The juxtaposition between seeking and understanding reinforces the importance of unity in the concept of understanding. As Siddhartha is talking to Govinda about seeking, Siddhartha says, “Seeking means: to have a goal; but finding means: to be free, to be receptive, to have no goal” (140). Hesse illustrates that understanding is rather being receptive rather than having a goal since having a goal only focuses on that person’s experience. However, being receptive emphasizes understanding other people’s experiences besides that person’s own experience. Understanding and connecting others’ experiences to one’s own experiences demonstrates the importance of unity in understanding.

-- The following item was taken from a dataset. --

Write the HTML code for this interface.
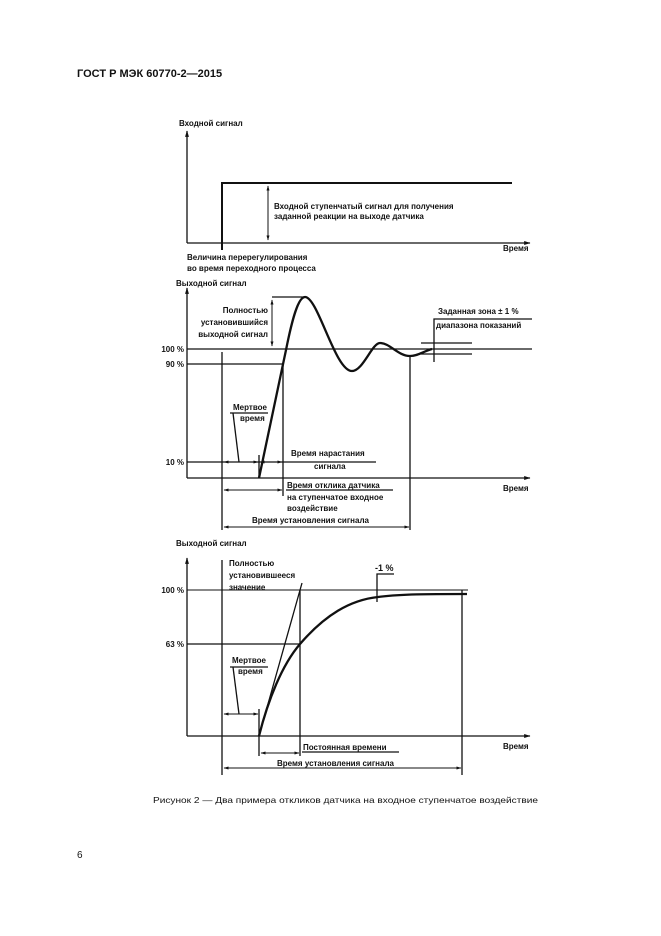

Hesse emphasizes understanding as a universal concept of connecting others’ experiences to one’s own. The symbol of the river throughout the novel emphasizes the connectedness in relating others’ experiences to an individual’s. The comparison between seeking versus understanding reveals that understanding is just connecting others’ experiences to one’s own. Understand that understanding is just connecting others to yourself.